Tuesday, August 3, 2010: 2:10 PM
301-302, David L Lawrence Convention Center
Takashi Kohyama, Faculty of Environmental Earth Science, Hokkaido University, Sapporo, Japan
Background/Question/Methods
The question we pose here is whether and how forest tree species coexist in equilibrium, when they compete with each other for light. Based on the general competition theory, equilibrium coexistence between species that compete for a single resource is possible only when species differ in species-pair specific competitive performance. In contrast, competitive intensity of forest trees for light is naturally expressed by species-additive foliage density that suppresses life-history performance of each species. Further architectural aspects exist in forests such that competition for light is local among adjacent foliage leaves and that it is one-sided along vertical foliage profile reflecting the attenuation of light. A variety of forest models that describe dynamics of forest architecture with physiological, allometric and demographic traits successfully demonstrate the stable coexistence of tree species. In this paper. I overview findings with partial differential equation (pde) models that describe dynamics of (continuous) size structure of trees in forest patches with (continuous) age structure, where competition is localized within a patch of particular age, and is one-sided in terms of local tree size structure. To fill the gap between simulation results with pde models and general theories of competition, I approximate size-age continuous processes employing discrete two-stage models with ordinary differential equations.
Results/Conclusions
Simulation results with pde models suggest that the inter-specific trade-off between maximum tree size and fecundity is the most pronounced condition for coexistence of tree species, and that is supported by permanent forest plot censuses. Horizontal heterogeneity associated with shifting patch mosaic facilitates coexistence of species with different shade tolerance. Approximated models with two height stories (without horizontal patch structure) allows graphical nullcline analysis of coexistence stability on the coordinates of species-sum foliage density in the upper layer and that in the lower layer. The way that two nullclines intersect corresponds to the stability of coexistence. Each life-history trait of a species uniquely contributes to the shape of its nullcline.
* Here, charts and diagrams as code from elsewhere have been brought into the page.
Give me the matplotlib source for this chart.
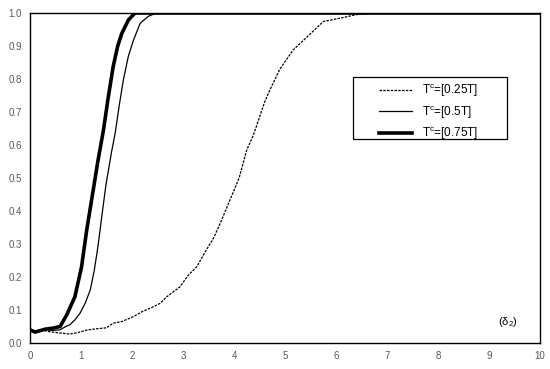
import matplotlib
matplotlib.use("Agg")
import matplotlib.pyplot as plt
from matplotlib.patches import Rectangle
from matplotlib.ticker import FormatStrFormatter

plt.rcParams["font.family"] = ["Liberation Sans", "DejaVu Sans"]

# T^c = 0.25T (dashed)
x_q = [0.0, 0.1, 0.2, 0.39, 0.6, 0.78, 0.95, 1.11, 1.3, 1.5, 1.63, 1.8, 2.03, 2.2,
       2.42, 2.55, 2.68, 2.94, 3.1, 3.27, 3.45, 3.6, 3.75, 3.92, 4.1, 4.25, 4.38,
       4.48, 4.6, 4.7, 4.9, 5.16, 5.45, 5.75, 6.1, 6.4, 6.7, 10.0]
y_q = [0.04, 0.035, 0.04, 0.034, 0.03, 0.027, 0.032, 0.039, 0.043, 0.046, 0.06, 0.065,
       0.08, 0.095, 0.11, 0.12, 0.14, 0.17, 0.205, 0.231, 0.28, 0.318, 0.37, 0.433,
       0.5, 0.585, 0.63, 0.675, 0.73, 0.766, 0.83, 0.888, 0.93, 0.974, 0.985, 0.995,
       1.0, 1.0]

# T^c = 0.5T (thin)
x_h = [0.0, 0.1, 0.3, 0.45, 0.59, 0.7, 0.78, 0.88, 0.98, 1.08, 1.18, 1.26, 1.33,
       1.43, 1.49, 1.6, 1.67, 1.75, 1.83, 1.93, 2.03, 2.16, 2.32, 2.48, 10.0]
y_h = [0.04, 0.033, 0.04, 0.038, 0.04, 0.05, 0.055, 0.07, 0.09, 0.12, 0.16, 0.22,
       0.29, 0.41, 0.48, 0.58, 0.636, 0.72, 0.797, 0.87, 0.918, 0.969, 0.99, 1.0, 1.0]

# T^c = 0.75T (thick)
x_t = [0.0, 0.1, 0.3, 0.45, 0.59, 0.72, 0.88, 1.01, 1.11, 1.24, 1.33, 1.44,
       1.53, 1.63, 1.72, 1.8, 1.93, 2.06, 10.0]
y_t = [0.04, 0.033, 0.042, 0.045, 0.05, 0.085, 0.14, 0.23, 0.34, 0.464, 0.55, 0.645,
       0.74, 0.837, 0.9, 0.938, 0.979, 1.0, 1.0]

labels = ["T$^{\\mathregular{c}}$=[0.25T]", "T$^{\\mathregular{c}}$=[0.5T]",
          "T$^{\\mathregular{c}}$=[0.75T]"]

fig = plt.figure(figsize=(5.5, 3.69), dpi=100)
ax = fig.add_axes([30 / 550, 26 / 369, 510 / 550, 330 / 369])

ax.plot(x_q, y_q, color="black", lw=0.9, ls=(0, (2, 1)), label=labels[0])
ax.plot(x_h, y_h, color="black", lw=0.9, label=labels[1])
ax.plot(x_t, y_t, color="black", lw=2.6, label=labels[2])

ax.set_xlim(0, 10)
ax.set_ylim(0, 1)
ax.set_xticks(range(0, 11))
ax.set_yticks([i / 10 for i in range(11)])
ax.yaxis.set_major_formatter(FormatStrFormatter("%.1f"))
ax.tick_params(length=0, labelsize=7, labelcolor="#595959", pad=6)
for s in ax.spines.values():
    s.set_color("black")
    s.set_linewidth(1.0)

ax.text(9.37, 0.065, "(δ$_{\\mathregular{2}}$)", fontsize=8, ha="center", va="center")

# legend box is wider than its content, so draw the frame separately
ax.add_patch(Rectangle((0.633, 0.618), 0.302, 0.188, transform=ax.transAxes,
                       facecolor="white", edgecolor="black", lw=0.9, zorder=4))
leg = ax.legend(loc="upper left", bbox_to_anchor=(0.684, 0.79), fontsize=8.5,
                frameon=False, handlelength=2.8, handletextpad=0.85, borderpad=0,
                labelspacing=0.4, borderaxespad=0)
leg.set_zorder(5)

fig.savefig("out.png", dpi=100)
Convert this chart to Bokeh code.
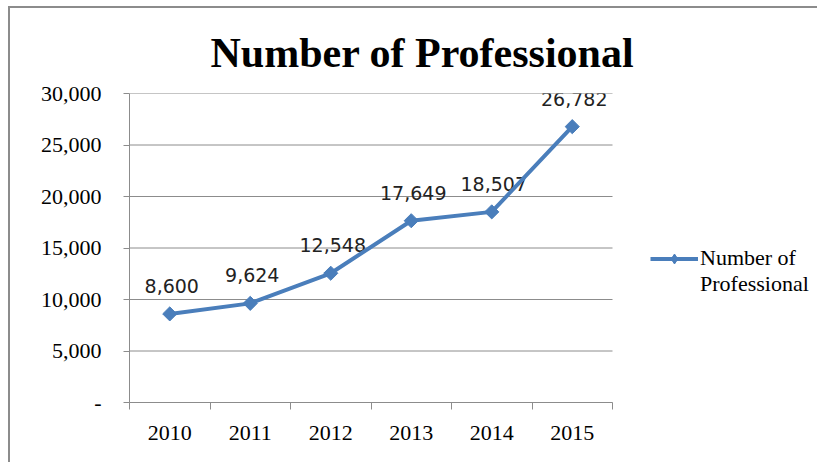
import numpy as np
from bokeh.plotting import figure
from bokeh.models import (Range1d, FixedTicker, NumeralTickFormatter, Legend, LegendItem,
                          ColumnDataSource, Title)
from bokeh.core.properties import value
from bokeh.embed import file_html
from bokeh.resources import INLINE

years = ["2010", "2011", "2012", "2013", "2014", "2015"]
professionals = [8600, 9624, 12548, 17649, 18507, 26782]
y_ticks = [0, 5000, 10000, 15000, 20000, 25000, 30000]
series_name = ["Number of", "Professional"]

xs = [i + 0.5 for i in range(len(years))]
labels = [f"{v:,}" for v in professionals]
src = ColumnDataSource(dict(x=xs, y=professionals, label=labels))

LINE = "#4a7ebb"
GRID = "#8c8c8c"
SERIF = "Liberation Serif"

# canvas is shifted by the chart-area border (10px left, 8px top)
W, H = 809, 456
LEFT, TOP, BOTTOM = 119, 85, 62
PLOT_W = 483  # width of the category area in px
x_end = len(years) * (W - LEFT) / PLOT_W

p = figure(width=W, height=H, output_backend="svg", toolbar_location=None,
           x_range=Range1d(0, x_end), y_range=Range1d(0, 30000),
           min_border_left=LEFT, min_border_right=0, min_border_top=TOP, min_border_bottom=BOTTOM)
p.styles = {"margin-left": "8px", "margin-top": "6px",
            "border-left": f"2px solid {GRID}", "border-top": f"2px solid {GRID}"}
p.outline_line_color = None
p.background_fill_color = "white"
p.border_fill_color = "white"
p.title.visible = False

t = Title(text="Number of Professional", align="left", text_font=SERIF,
          text_font_size="42px", text_font_style="bold", text_color="black",
          offset=81, standoff=36)
p.add_layout(t, "above")

# x axis
p.xaxis.ticker = FixedTicker(ticks=xs, minor_ticks=list(range(len(years) + 1)))
p.xaxis.bounds = (0, len(years))
p.xaxis.major_label_overrides = {x: yv for x, yv in zip(xs, years)}
p.xaxis.major_tick_out = 0
p.xaxis.major_tick_in = 0
p.xaxis.minor_tick_out = 7
p.xaxis.minor_tick_in = 0
p.xaxis.minor_tick_line_color = GRID
p.xaxis.axis_line_color = GRID
p.xaxis.major_label_text_font = SERIF
p.xaxis.major_label_text_font_size = "22px"
p.xaxis.major_label_text_color = "black"
p.xaxis.major_label_standoff = 16
p.xgrid.visible = False

# y axis
p.yaxis.ticker = FixedTicker(ticks=y_ticks, minor_ticks=[])
p.yaxis.formatter = NumeralTickFormatter(format="0,0")
p.yaxis.major_label_overrides = {0: "-"}
p.yaxis.major_tick_out = 6
p.yaxis.major_tick_in = 0
p.yaxis.major_tick_line_color = GRID
p.yaxis.axis_line_color = GRID
p.yaxis.major_label_text_font = SERIF
p.yaxis.major_label_text_font_size = "22px"
p.yaxis.major_label_text_color = "black"
p.yaxis.major_label_standoff = 22
p.ygrid.visible = False

# horizontal gridlines limited to the category area
p.segment(x0=0, x1=len(years), y0=y_ticks, y1=y_ticks, line_color=GRID, line_width=1)

# data labels (under line)
p.text(x="x", y="y", text="label", source=src, text_align="center", text_baseline="alphabetic",
       y_offset=-28, x_offset=2, text_font=value("DejaVu Sans"), text_font_size="19px",
       text_color="#222222")

r_line = p.line(x="x", y="y", source=src, line_color=LINE, line_width=4)
r_pts = p.scatter(x="x", y="y", source=src, marker="square", angle=np.pi / 4, size=10,
                  fill_color=LINE, line_color=LINE)
# legend-only renderers (hidden): diamond marker glyph and blank second row
r_leg_marker = p.scatter(x="x", y="y", source=src, marker="diamond", size=15,
                         fill_color=LINE, line_color=LINE, visible=False)
r_blank = p.line(x="x", y="y", source=src, line_alpha=0)

legend = Legend(items=[LegendItem(label=series_name[0], renderers=[r_line, r_leg_marker]),
                       LegendItem(label=series_name[1], renderers=[r_blank])],
                location=(521, 105), padding=0, margin=0, spacing=0,
                border_line_color=None, background_fill_alpha=0, inactive_fill_alpha=0,
                glyph_width=48, glyph_height=25, label_height=25, label_standoff=2,
                label_text_font=SERIF, label_text_font_size="22px", label_text_color="black")
p.add_layout(legend, "center")

open("out.html", "w").write(file_html(p, INLINE))
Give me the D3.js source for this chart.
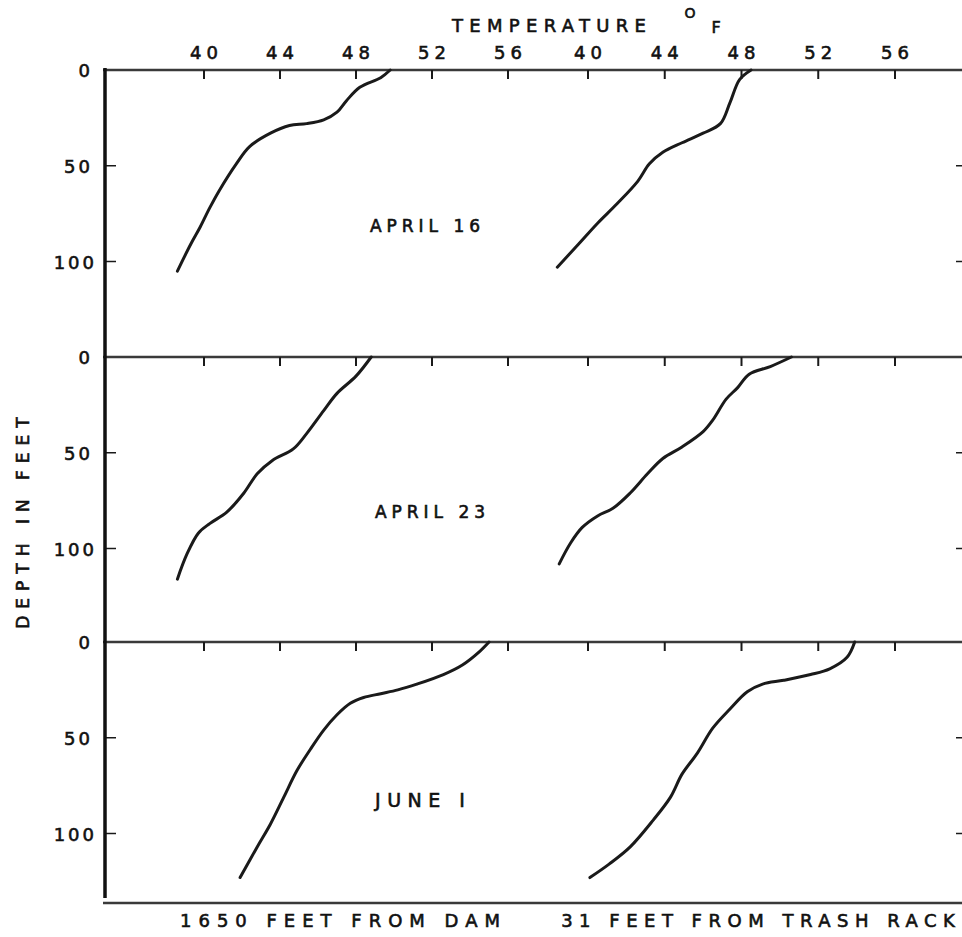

Coexistence equilibrium is always stable between canopy and understory species, whereas that between canopy and canopy species can be stable or unstable. Approximated model with two patch stages (without height stratification) is examined by nullcline diagrams on the coordinates of species-sum densities at young and aged stages. The present procedure of graphical analysis implies similarity to the ZNGI diagram of Tilman's resource-ratio theory. Forest architecture that partition a single resource of light acts somewhat like multiple resources competed among species.